» Material for the task
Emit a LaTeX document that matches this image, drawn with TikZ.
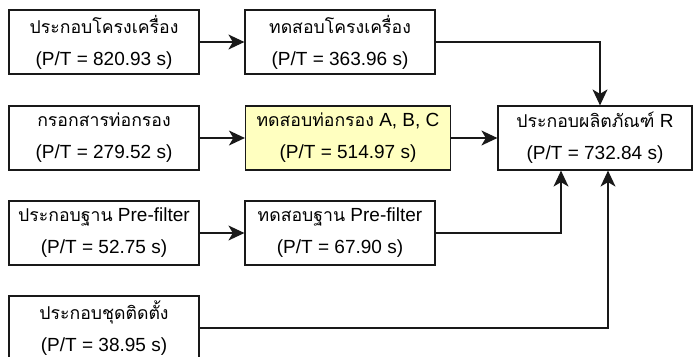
\documentclass[tikz,border=0pt]{standalone}
\usepackage{fontspec}
\setmainfont{Liberation Sans}
\newfontfamily\thai[Script=Thai,Scale=0.93]{Loma}
\usetikzlibrary{arrows.meta}
\definecolor{lineclr}{RGB}{25,25,25}
\definecolor{hlfill}{RGB}{255,255,192}
\tikzset{
  box/.style={draw=lineclr, line width=1.2pt, fill=white, minimum width=190pt,
    minimum height=64pt, align=center, inner sep=0pt,
    font=\fontsize{19}{32}\selectfont},
  link/.style={draw=lineclr, line width=1.2pt,
    -{Stealth[length=16pt,width=15pt,inset=4.5pt]}}
}
\begin{document}
\begin{tikzpicture}[x=1pt,y=-1pt]
  \useasboundingbox (0,0) rectangle (693,356);
  \clip (0,0) rectangle (693,356);
  % row 1
  \node[box] (a1) at (104,42) {{\thai ประกอบโครงเครื่อง}\\(P/T = 820.93 s)};
  \node[box] (a2) at (340,42) {{\thai ทดสอบโครงเครื่อง}\\(P/T = 363.96 s)};
  % row 2
  \node[box] (b1) at (104,138) {{\thai กรอกสารท่อกรอง}\\(P/T = 279.52 s)};
  \node[box, fill=hlfill, minimum width=205pt] (b2) at (348,138)
    {{\thai ทดสอบท่อกรอง} A, B, C\\(P/T = 514.97 s)};
  \node[box, minimum width=194pt] (r) at (595,138)
    {{\thai ประกอบผลิตภัณฑ์} R\\(P/T = 732.84 s)};
  % row 3
  \node[box] (c1) at (104,233) {{\thai ประกอบฐาน} Pre-filter\\(P/T = 52.75 s)};
  \node[box] (c2) at (340,233) {{\thai ทดสอบฐาน} Pre-filter\\(P/T = 67.90 s)};
  % row 4
  \node[box] (d1) at (104,328) {{\thai ประกอบชุดติดตั้ง}\\(P/T = 38.95 s)};
  % connectors
  \draw[link] (a1) -- (a2);
  \draw[link] (b1) -- (b2);
  \draw[link] (c1) -- (c2);
  \draw[link] (b2) -- (r);
  \draw[link] (a2.east) -| ([xshift=5pt]r.north);
  \draw[link] (c2.east) -| ([xshift=-34pt]r.south);
  \draw[link] (d1.east) -| ([xshift=13pt]r.south);
\end{tikzpicture}
\end{document}
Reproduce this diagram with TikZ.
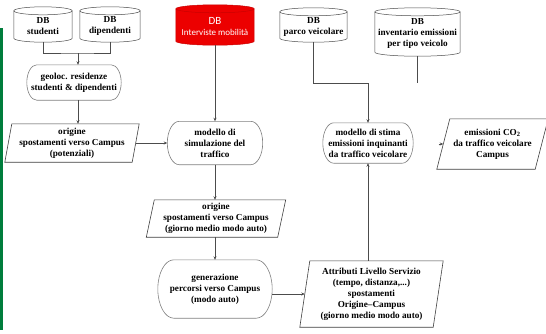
\documentclass[tikz,border=0pt]{standalone}
\usepackage{fontspec}
\setmainfont{Liberation Serif}
\newfontfamily\calfont{Carlito}
\usetikzlibrary{arrows.meta,calc,backgrounds}
\definecolor{dbred}{RGB}{236,0,0}
\definecolor{barGreen}{RGB}{0,125,60}
% cylinder drawn round a node; its top is 3pt above the node's north
\newcommand\dbcyl[2]{%
  \path[#2] let \p1=(#1.north west), \p2=(#1.south east), \n1={(\x2-\x1)/2} in
    (\x1,\y1-1pt) -- (\x1,\y2+4pt)
    arc[start angle=180,end angle=360,x radius=\n1,y radius=4pt]
    -- (\x2,\y1-1pt)
    arc[start angle=0,end angle=180,x radius=\n1,y radius=4pt] -- cycle;
  \path[#2,fill=none] let \p1=(#1.north west), \p2=(#1.south east), \n1={(\x2-\x1)/2} in
    (\x1,\y1-1pt) arc[start angle=180,end angle=360,x radius=\n1,y radius=4pt];}
% stadium with elliptic ends of horizontal radius #2
\newcommand\stadium[2]{%
  \draw[stadline] let \p1=(#1.north west), \p2=(#1.south east), \n1={(\y1-\y2)/2} in
    (\x1+#2,\y1) -- (\x2-#2,\y1)
    arc[start angle=90,end angle=-90,x radius=#2,y radius=\n1]
    -- (\x1+#2,\y2)
    arc[start angle=270,end angle=90,x radius=#2,y radius=\n1] -- cycle;}
\newcommand\paral[2]{%
  \draw[paraline] ([xshift=#2]#1.north west) -- ([xshift=#2]#1.north east)
    -- ([xshift=-#2]#1.south east) -- ([xshift=-#2]#1.south west) -- cycle;}
\begin{document}
\begin{tikzpicture}[x=1pt,y=-1pt,
  txt/.style={font=\fontsize{9.2}{11}\selectfont\bfseries, align=center, inner sep=0pt},
  cylnode/.style={txt, rectangle},
  cylline/.style={draw=black!70, line width=.5pt, fill=white},
  redline/.style={draw=dbred!85!black, line width=.5pt, fill=dbred},
  stad/.style={txt, rectangle},
  stadline/.style={draw=black!50, line width=.6pt},
  paranode/.style={txt, rectangle},
  paraline/.style={draw=black!75, line width=.6pt},
  conn/.style={draw=black!70, line width=.6pt},
  arr/.style={conn, -{Stealth[length=3.5pt,width=3pt]}}]
\useasboundingbox (0,0) rectangle (546,333);

% databases
\node[cylnode, minimum width=58pt, minimum height=32pt] (stu) at (43,26) {DB\\studenti};
\node[cylnode, minimum width=60pt, minimum height=32pt] (dip) at (110,26) {DB\\dipendenti};
\node[cylnode, minimum width=78pt, minimum height=37pt, text=white, font=\calfont] (int) at (215,26.5)
  {{\fontsize{11}{12}\selectfont DB}\\[-1pt]{\fontsize{9}{10}\selectfont Interviste mobilità}};
\node[cylnode, minimum width=67pt, minimum height=31pt] (par) at (313.5,26.5) {DB\\parco veicolare};
\node[cylnode, minimum width=85pt, minimum height=45pt] (inv) at (417.5,33.5) {DB\\inventario emissioni\\per tipo veicolo};
\begin{pgfonlayer}{background}
  \fill[white] (0,0) rectangle (546,333);
  \fill[barGreen] (0,28) rectangle (3,330);
  \dbcyl{stu}{cylline}
  \dbcyl{dip}{cylline}
  \dbcyl{int}{redline}
  \dbcyl{par}{cylline}
  \dbcyl{inv}{cylline}
\end{pgfonlayer}

% processes
\node[stad, minimum width=94pt, minimum height=35pt] (geo) at (74,82.5) {geoloc. residenze\\studenti \& dipendenti};
\stadium{geo}{10pt}
\node[stad, minimum width=95pt, minimum height=43pt] (ms) at (215,143) {modello di\\simulazione del\\traffico};
\stadium{ms}{12pt}
\node[stad, minimum width=114pt, minimum height=58pt] (gen) at (215,289) {generazione\\percorsi verso Campus\\(modo auto)};
\stadium{gen}{16pt}
\node[stad, minimum width=90pt, minimum height=40pt] (mst) at (368,143) {modello di stima\\emissioni inquinanti\\da traffico veicolare};
\stadium{mst}{11pt}

% data
\node[paranode, minimum width=127pt, minimum height=38pt] (o1) at (72,143) {origine\\spostamenti verso Campus\\(potenziali)};
\paral{o1}{3.5pt}
\node[paranode, minimum width=131pt, minimum height=37pt] (o2) at (216,218.5) {origine\\spostamenti verso Campus\\(giorno medio modo auto)};
\paral{o2}{4pt}
\node[paranode, minimum width=133pt, minimum height=66pt] (att) at (371.5,294) {Attributi Livello Servizio\\(tempo, distanza,...)\\spostamenti\\Origine--Campus\\(giorno medio modo auto)};
\paral{att}{5pt}
\node[paranode, minimum width=98pt, minimum height=50pt] (emi) at (492.5,144) {emissioni CO\textsubscript{2}\\da traffico veicolare\\Campus};
\paral{emi}{6.5pt}

% connectors
\coordinate (j1) at (78,53);
\draw[conn] (stu.south) |- (j1) -| (dip.south);
\draw[arr] (j1) -- (j1 |- geo.north);
\draw[arr] (j1 |- geo.south) -- (j1 |- o1.north);
\draw[arr] (o1.east) -- (ms.west);
\draw[arr] (int.south) -- (ms.north);
\draw[arr] (ms.south) -- (ms.south |- o2.north);
\draw[arr] (ms.south |- o2.south) -- (gen.north);
\draw[arr] (att.west -| gen.east) -- (att.west);
\draw[arr] (mst.south |- att.north) -- (mst.south);
\coordinate (j2) at (368,83);
\draw[arr] (par.south) |- (j2) -- (mst.north);
\coordinate (invEnd) at (417.5,83);
\draw[conn] (inv.south) -- (invEnd);
\coordinate (emiTail) at (438.5,144);
\draw[arr] (emiTail) -- (emi.west);
\end{tikzpicture}
\end{document}
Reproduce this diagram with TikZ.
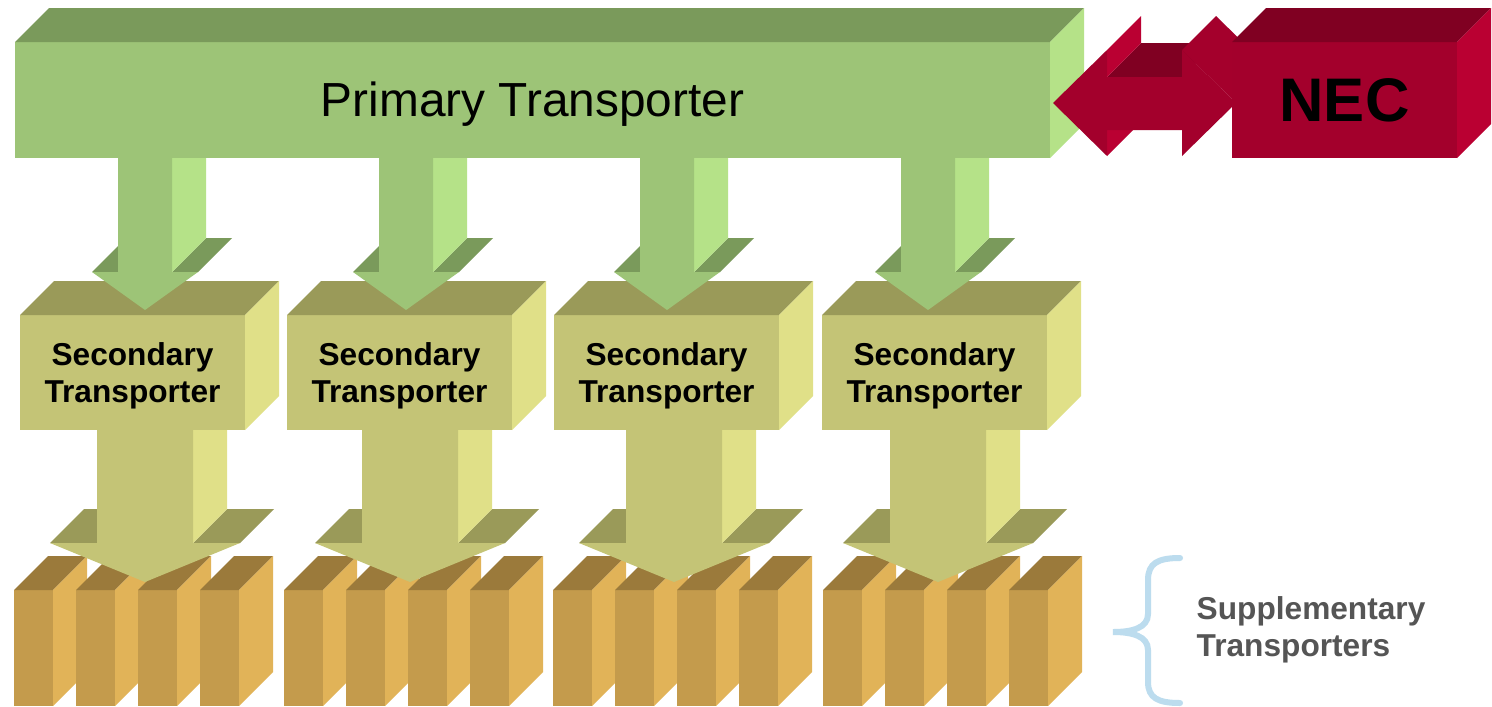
\documentclass[tikz,border=0pt]{standalone}
\usepackage{fontspec}
\setmainfont{Liberation Sans}
\usepackage{tikz}

\definecolor{grnF}{HTML}{9DC477}
\definecolor{grnT}{HTML}{7A9A5B}
\definecolor{grnS}{HTML}{B5E288}
\definecolor{olvF}{HTML}{C4C476}
\definecolor{olvT}{HTML}{9A9A59}
\definecolor{olvS}{HTML}{E0E088}
\definecolor{gldF}{HTML}{C49B4C}
\definecolor{gldT}{HTML}{9B7A3B}
\definecolor{gldS}{HTML}{E1B358}
\definecolor{redF}{HTML}{A3002C}
\definecolor{redT}{HTML}{800022}
\definecolor{redS}{HTML}{BA0032}
\definecolor{braceblue}{HTML}{BCDCEE}
\definecolor{labelgray}{HTML}{555555}

\newcommand{\dep}{34}
% x y w h front top side
\newcommand{\cuboid}[7]{%
	\fill[#5] ({#1},{#2}) rectangle ({#1+#3},{#2+#4});
	\fill[#6] ({#1},{#2}) -- ++(\dep,-\dep) -- ++(#3,0) -- ++(-\dep,\dep) -- cycle;
	\fill[#7] ({#1+#3},{#2}) -- ++(\dep,-\dep) -- ++(0,#4) -- ++(-\dep,\dep) -- cycle;
}
% centre y0 yshoulder ytip shaft head front top side
\newcommand{\downarr}[9]{%
	\fill[#8] ({#1-#6},{#3}) -- ++(\dep,-\dep) -- ({#1-#5+\dep},{#3-\dep}) -- ({#1-#5},{#3}) -- cycle;
	\fill[#8] ({#1+#5},{#3}) -- ++(\dep,-\dep) -- ({#1+#6+\dep},{#3-\dep}) -- ({#1+#6},{#3}) -- cycle;
	\fill[#9] ({#1+#5},{#2}) -- ++(\dep,-\dep) -- ({#1+#5+\dep},{#3-\dep}) -- ({#1+#5},{#3}) -- cycle;
	\fill[#7] ({#1-#5},{#2}) -- ({#1+#5},{#2}) -- ({#1+#5},{#3}) -- ({#1+#6},{#3})
		-- ({#1},{#4}) -- ({#1-#6},{#3}) -- ({#1-#5},{#3}) -- cycle;
}

\begin{document}
\begin{tikzpicture}[x=0.01cm, y=-0.01cm,
		primtext/.style={font=\fontsize{13.6}{16}\selectfont, inner sep=0pt},
		nectext/.style={font=\fontsize{17.5}{20}\selectfont\bfseries, inner sep=0pt},
		sectext/.style={font=\fontsize{9}{10.5}\selectfont\bfseries, align=center, inner sep=0pt},
		suptext/.style={font=\fontsize{9}{10.5}\selectfont\bfseries, align=left, text=labelgray, inner sep=0pt, anchor=west},
		brace/.style={draw=braceblue, line width=0.06cm, line cap=round}]
	\useasboundingbox (0,0) rectangle (1492,706);
	\fill[white] (0,0) rectangle (1492,706);

	\foreach \g in {14,284,553,823}
		\foreach \k in {0,62,124,186}
			{\cuboid{\g+\k}{590}{39}{116}{gldF}{gldT}{gldS}}

	\foreach \c in {145,410,674,938}
		{\downarr{\c}{420}{543}{582}{48}{95}{olvF}{olvT}{olvS}}

	\foreach \x/\n in {20/1,287/2,554/3,822/4} {
		\cuboid{\x}{315}{225}{115}{olvF}{olvT}{olvS}
		\node[sectext] (sec\n) at ({\x+112.5},376) {Secondary\\Transporter};
	}

	\foreach \c in {145,406,667,928}
		{\downarr{\c}{150}{272}{310}{27}{53}{grnF}{grnT}{grnS}}

	\cuboid{15}{42}{1035}{116}{grnF}{grnT}{grnS}
	\node[primtext] (prim) at (532.5,104) {Primary Transporter};

	\fill[redT] (1107,77) -- (1141,43) -- (1216,43) -- (1182,77) -- cycle;
	\fill[redS] (1107,50) -- (1141,16) -- (1141,43) -- (1107,77) -- cycle;
	\fill[redS] (1107,130) -- (1141,96) -- (1141,122) -- (1107,156) -- cycle;
	\fill[redF!95!redS] (1182,50) -- (1216,16) -- (1270,69) -- (1236,103) -- cycle;
	\fill[redF] (1053,103) -- (1107,50) -- (1107,77) -- (1182,77) -- (1182,50) -- (1236,103)
		-- (1182,156) -- (1182,130) -- (1107,130) -- (1107,156) -- cycle;

	\cuboid{1232}{42}{225}{116}{redF}{redT}{redS}
	\node[nectext] (nec) at (1344.5,100.5) {NEC};

	\coordinate (btop) at (1180,558);
	\coordinate (btip) at (1113,632);
	\coordinate (bbot) at (1180,703);
	\draw[brace] (btop) .. controls (1158,558) and (1148,563) .. (1148,580) -- (1148,614)
		.. controls (1148,628) and (1132,632) .. (btip)
		.. controls (1132,632) and (1148,636) .. (1148,650) -- (1148,682)
		.. controls (1148,698) and (1158,703) .. (bbot);
	\node[suptext] (supp) at (1196,630) {Supplementary\\Transporters};
\end{tikzpicture}
\end{document}
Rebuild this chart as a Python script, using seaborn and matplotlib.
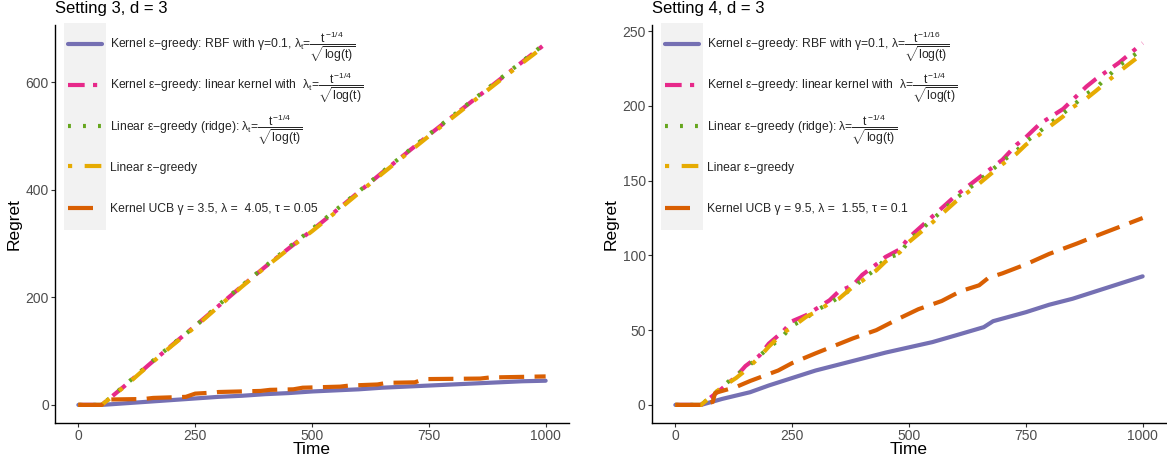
import numpy as np
import pandas as pd
import matplotlib
matplotlib.use("Agg")
import matplotlib.pyplot as plt
from matplotlib.patches import Rectangle
import seaborn as sns

sns.set_theme(style="white")
plt.rcParams["font.family"] = ["Liberation Sans", "DejaVu Sans"]
plt.rcParams["mathtext.fontset"] = "custom"
plt.rcParams["mathtext.rm"] = "Liberation Sans"
plt.rcParams["mathtext.it"] = "Liberation Sans"
plt.rcParams["mathtext.bf"] = "Liberation Sans:bold"

PURPLE = "#7570B3"
PINK = "#E7298A"
GREEN = "#66A61E"
YELLOW = "#E6AB02"
ORANGE = "#D95F02"

# ---- Setting 3 ----
t3 = [0, 50, 100, 150, 200, 250, 300, 350, 400, 450, 500, 550, 600, 650, 700, 750, 800, 850, 900, 950, 1000]
rbf3 = [0, 0, 3, 6, 9, 12, 15, 17, 20, 22, 25, 27, 29, 32, 34, 36, 38, 40, 42, 44, 45]
lin_kernel3 = [0, 0, 36, 74, 111, 147, 184, 221, 257, 291, 325, 360, 396, 432, 467, 502, 536, 570, 604, 638, 672]
ridge3 = [0, 0, 37, 75, 112, 146, 186, 222, 258, 293, 327, 362, 397, 433, 468, 503, 537, 571, 605, 639, 673]
linear3 = [0, 0, 35, 73, 110, 145, 183, 220, 256, 290, 323, 358, 394, 430, 465, 500, 534, 568, 602, 636, 669]
t3_ucb = [0, 50, 60, 140, 160, 230, 250, 290, 300, 390, 410, 460, 480, 560, 580, 640, 660, 720, 740, 860, 880, 1000]
ucb3 = [0, 0, 10, 11, 13, 15, 21, 23, 24, 26, 28, 29, 32, 34, 36, 38, 41, 42, 48, 49, 51, 53]

# ---- Setting 4 ----
t4 = [0, 55, 100, 130, 150, 180, 200, 230, 250, 280, 300, 330, 350, 380, 400, 430, 450, 480,
      500, 550, 600, 650, 700, 730, 750, 780, 800, 830, 850, 880, 900, 950, 1000]
lin_kernel4 = [0, 0, 11, 19, 26, 33, 41, 49, 56, 60, 64, 70, 76, 80, 87, 94, 99, 104,
               112, 126, 140, 152, 164, 174, 179, 188, 192, 198, 204, 213, 218, 229, 242]
ridge4 = [0, 0, 12, 20, 24, 33, 38, 46, 53, 58, 63, 68, 72, 78, 84, 91, 98, 101,
          110, 124, 138, 150, 163, 170, 176, 183, 188, 195, 200, 208, 212, 227, 238]
linear4 = [0, 0, 12, 18, 23, 32, 39, 48, 52, 59, 62, 68, 71, 79, 83, 90, 96, 102,
           109, 122, 136, 148, 161, 168, 174, 181, 186, 193, 199, 205, 210, 223, 235]
t4_rbf = [0, 55, 100, 160, 200, 250, 300, 350, 400, 450, 500, 550, 600, 660, 680, 750, 800, 850, 900, 950, 1000]
rbf4 = [0, 0, 4, 8.5, 13, 18, 23, 27, 31, 35, 38.5, 42, 46.5, 52, 56, 62, 67, 71, 76, 81, 86]
t4_ucb = [0, 55, 80, 85, 130, 160, 220, 250, 300, 340, 380, 430, 480, 520, 570, 610, 650, 670, 700, 750, 800, 860, 900, 950, 1000]
ucb4 = [0, 0, 2, 8, 12, 16, 23, 28, 34.5, 39.5, 44.5, 50, 58, 64, 69.5, 76, 80, 85, 88, 94, 101, 108, 113, 119, 125]

FRAC4 = r"$\dfrac{t^{-1/4}}{\sqrt{\log(t)}}$"
FRAC16 = r"$\dfrac{t^{-1/16}}{\sqrt{\log(t)}}$"

labels3 = [
    "Kernel ε−greedy: RBF with γ=0.1, $\\lambda_t$=" + FRAC4,
    "Kernel ε−greedy: linear kernel with  $\\lambda_t$=" + FRAC4,
    "Linear ε−greedy (ridge): $\\lambda_t$=" + FRAC4,
    "Linear ε−greedy",
    "Kernel UCB γ = 3.5, λ =  4.05, τ = 0.05",
]
labels4 = [
    "Kernel ε−greedy: RBF with γ=0.1, λ=" + FRAC16,
    "Kernel ε−greedy: linear kernel with  λ=" + FRAC4,
    "Linear ε−greedy (ridge): λ=" + FRAC4,
    "Linear ε−greedy",
    "Kernel UCB γ = 9.5, λ =  1.55, τ = 0.1",
]

COLORS = [PURPLE, PINK, GREEN, YELLOW, ORANGE]
STYLES = ["-", (0, (4, 2, 1, 2)), (0, (0.7, 2.9)), (0, (1, 3, 4, 3)), (0, (6, 2.5))]

# legend rows: vertical position of each key (axes fraction), ggplot-like even spacing
KEY_ROWS = [0.952, 0.849, 0.745, 0.645, 0.540]
KEY_X = 0.026


def draw_panel(ax, series, labels, title, yticks):
    lines = []
    for (x, y), lab, col, ls in zip(series, labels, COLORS, STYLES):
        sns.lineplot(x=x, y=y, ax=ax, color=col, linestyle=ls, linewidth=3.0,
                     label=lab, legend=False)
        lines.append(ax.get_lines()[-1])
    allx = np.concatenate([np.asarray(s[0], float) for s in series])
    ally = np.concatenate([np.asarray(s[1], float) for s in series])
    xr = allx.max() - allx.min()
    yr = ally.max() - ally.min()
    ax.set_xlim(allx.min() - 0.05 * xr, allx.max() + 0.05 * xr)
    ax.set_ylim(ally.min() - 0.05 * yr, ally.max() + 0.05 * yr)
    ax.set_xticks([0, 250, 500, 750, 1000])
    ax.set_yticks(yticks)
    ax.tick_params(axis="both", colors="#333333", labelcolor="#4D4D4D",
                   labelsize=10, length=3, width=0.8, pad=1.5, left=True, bottom=True)
    for side in ["top", "right"]:
        ax.spines[side].set_visible(False)
    for side in ["left", "bottom"]:
        ax.spines[side].set_color("black")
        ax.spines[side].set_linewidth(1.0)
    ax.set_xlabel("Time", fontsize=12.5, color="black", labelpad=-1)
    ax.set_ylabel("Regret", fontsize=12.5, color="black", labelpad=3)
    ax.set_title(title, loc="left", fontsize=12, pad=9, color="black")

    # one single-entry legend per row so the rows are evenly spaced
    legends = []
    for line, lab, ypos in zip(lines, labels, KEY_ROWS):
        leg = ax.legend([line], [lab], loc="center left", bbox_to_anchor=(KEY_X, ypos),
                        frameon=False, fontsize=8.7, handlelength=2.75,
                        handletextpad=0.7, borderaxespad=0.0, borderpad=0.0)
        ax.add_artist(leg)
        legends.append(leg)
    ax.legend_ = None  # every row is already an added artist
    return legends


fig = plt.figure(figsize=(11.67, 4.59), dpi=100)
ax1 = fig.add_axes([55 / 1167, 36 / 459, 514 / 1167, 398 / 459])
ax2 = fig.add_axes([652 / 1167, 36 / 459, 514 / 1167, 398 / 459])

legs1 = draw_panel(ax1, [(t3, rbf3), (t3, lin_kernel3), (t3, ridge3), (t3, linear3), (t3_ucb, ucb3)],
                   labels3, "Setting 3, d = 3", [0, 200, 400, 600])
legs2 = draw_panel(ax2, [(t4_rbf, rbf4), (t4, lin_kernel4), (t4, ridge4), (t4, linear4), (t4_ucb, ucb4)],
                   labels4, "Setting 4, d = 3", [0, 50, 100, 150, 200, 250])

# shift each legend so that its key line sits exactly on its row
fig.canvas.draw()
renderer = fig.canvas.get_renderer()
for ax, legs in [(ax1, legs1), (ax2, legs2)]:
    axh = ax.get_window_extent(renderer).height
    for leg, ypos in zip(legs, KEY_ROWS):
        hb = leg.legend_handles[0].get_window_extent(renderer)
        target = ax.transAxes.transform((0, ypos))[1]
        delta = (target - (hb.y0 + hb.y1) / 2) / axh
        leg.set_bbox_to_anchor((KEY_X, ypos + delta), transform=ax.transAxes)

fig.canvas.draw()
for ax, legs in [(ax1, legs1), (ax2, legs2)]:
    hbs = [leg.legend_handles[0].get_window_extent(renderer) for leg in legs]
    inv = ax.transAxes.inverted()
    x0, _ = inv.transform((min(h.x0 for h in hbs) - 4.5, 0))
    x1, _ = inv.transform((max(h.x1 for h in hbs) + 4.5, 0))
    y_top = KEY_ROWS[0] + 0.053
    y_bot = KEY_ROWS[-1] - 0.055
    ax.add_patch(Rectangle((x0, y_bot), x1 - x0, y_top - y_bot, transform=ax.transAxes,
                           facecolor="#F2F2F2", edgecolor="none", zorder=0.5,
                           clip_on=False))

fig.savefig("out.png", dpi=100)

» Request
In the listing above, find the line containing "Rebuild this chart" and the line containing "import seaborn as sns", then return both of them and every line between, exactly, without pictures.

» Complete response
Rebuild this chart as a Python script, using seaborn and matplotlib.
import numpy as np
import pandas as pd
import matplotlib
matplotlib.use("Agg")
import matplotlib.pyplot as plt
from matplotlib.patches import Rectangle
import seaborn as sns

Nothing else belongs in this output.